## Written instruction
Filter the entries below, keeping every line that has the word "this".
-- start Provided records --
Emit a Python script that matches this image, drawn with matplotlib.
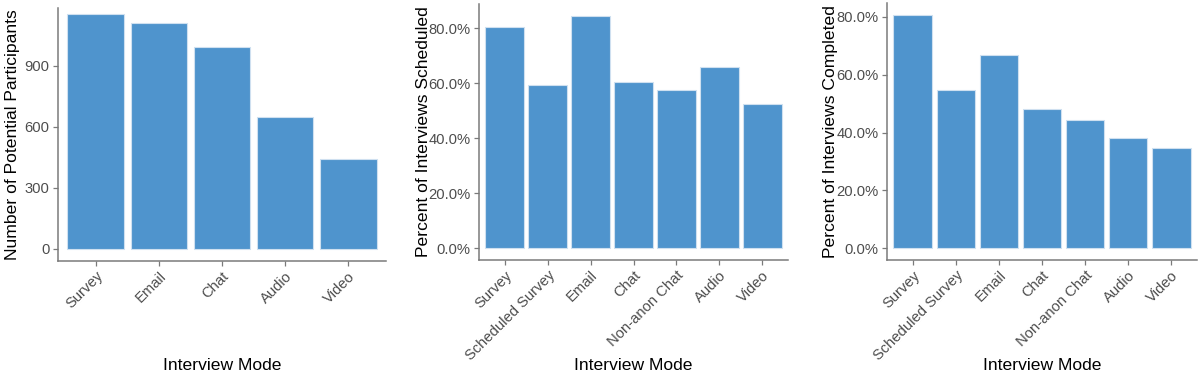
import matplotlib
matplotlib.use("Agg")
import matplotlib.pyplot as plt
from matplotlib.ticker import FuncFormatter, FixedLocator

plt.rcParams['font.family'] = ['Liberation Sans', 'DejaVu Sans']

# ---- data ----
modes_1 = ["Survey", "Email", "Chat", "Audio", "Video"]
participants = [1155, 1112, 990, 648, 443]

modes_2 = ["Survey", "Scheduled Survey", "Email", "Chat", "Non-anon Chat", "Audio", "Video"]
scheduled_pct = [80.6, 59.4, 84.6, 60.3, 57.7, 65.9, 52.6]
completed_pct = [80.8, 54.8, 66.7, 48.1, 44.5, 38.1, 34.6]

ticks_1 = [0, 300, 600, 900]
ticks_pct = [0, 20, 40, 60, 80]

xlabel = "Interview Mode"
ylabels = ["Number of Potential Participants",
           "Percent of Interviews Scheduled",
           "Percent of Interviews Completed"]

# ---- style ----
W, H = 1200, 379
BAR = "#4f94cd"
EDGE = "#cfe0f0"
SPINE = "#7a7a7a"
TICKC = "#4d4d4d"

fig = plt.figure(figsize=(W / 100, H / 100), dpi=100)

def px_axes(l, r, t, b):
    return fig.add_axes([l / W, 1 - b / H, (r - l) / W, (b - t) / H])

panels = [
    (px_axes(58, 386, 8, 260.7), modes_1, participants, ticks_1,
     lambda v, p: f"{int(v)}", (-57.75, 1184), 13),
    (px_axes(479, 788, 4, 260), modes_2, scheduled_pct, ticks_pct,
     lambda v, p: f"{v:.1f}%", None, 423),
    (px_axes(887, 1197, 3, 260), modes_2, completed_pct, ticks_pct,
     lambda v, p: f"{v:.1f}%", None, 830),
]

for (ax, cats, vals, yt, fmt, ylim, ylab_x), ylab in zip(panels, ylabels):
    x = list(range(1, len(cats) + 1))
    ax.bar(x, vals, width=0.9, color=BAR, edgecolor=EDGE, linewidth=0.8)
    ax.set_xlim(0.4, len(cats) + 0.6)
    if ylim is None:
        m = max(vals)
        ylim = (-0.05 * m, 1.05 * m)
    ax.set_ylim(*ylim)
    ax.yaxis.set_major_locator(FixedLocator(yt))
    ax.yaxis.set_major_formatter(FuncFormatter(fmt))
    ax.set_xticks(x)
    ax.set_xticklabels(cats, rotation=45, ha="right", rotation_mode="anchor")
    for s in ("top", "right"):
        ax.spines[s].set_visible(False)
    for s in ("left", "bottom"):
        ax.spines[s].set_color(SPINE)
        ax.spines[s].set_linewidth(1.1)
    ax.tick_params(axis="both", colors=SPINE, labelcolor=TICKC,
                   labelsize=10.6, length=3.5, width=0.9, pad=2.5)
    ax.set_xlabel(xlabel, fontsize=12.6, color="black", va="top")
    ax.xaxis.set_label_coords(0.5 * (ax.get_position().x0 + ax.get_position().x1),
                              1 - 358 / H, transform=fig.transFigure)
    ax.set_ylabel(ylab, fontsize=12.6, color="black", va="center")
    ax.yaxis.set_label_coords(ylab_x / W,
                              0.5 * (ax.get_position().y0 + ax.get_position().y1),
                              transform=fig.transFigure)
    ax.set_facecolor("white")

fig.savefig("out.png", dpi=100, facecolor="white")
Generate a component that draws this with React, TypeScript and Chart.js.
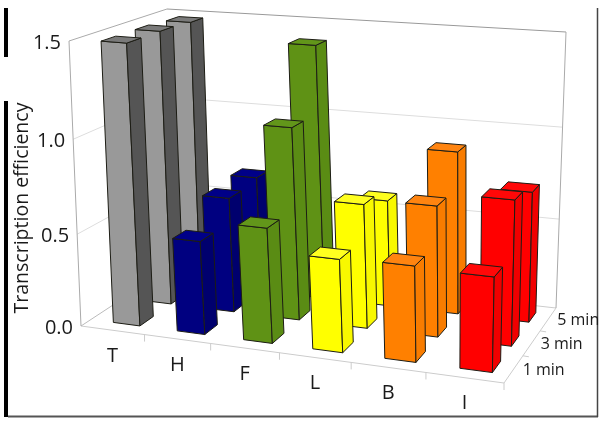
-- end Provided records --
## Output below
Emit a Python script that matches this image, drawn with matplotlib.
Generate a component that draws this with React, TypeScript and Chart.js.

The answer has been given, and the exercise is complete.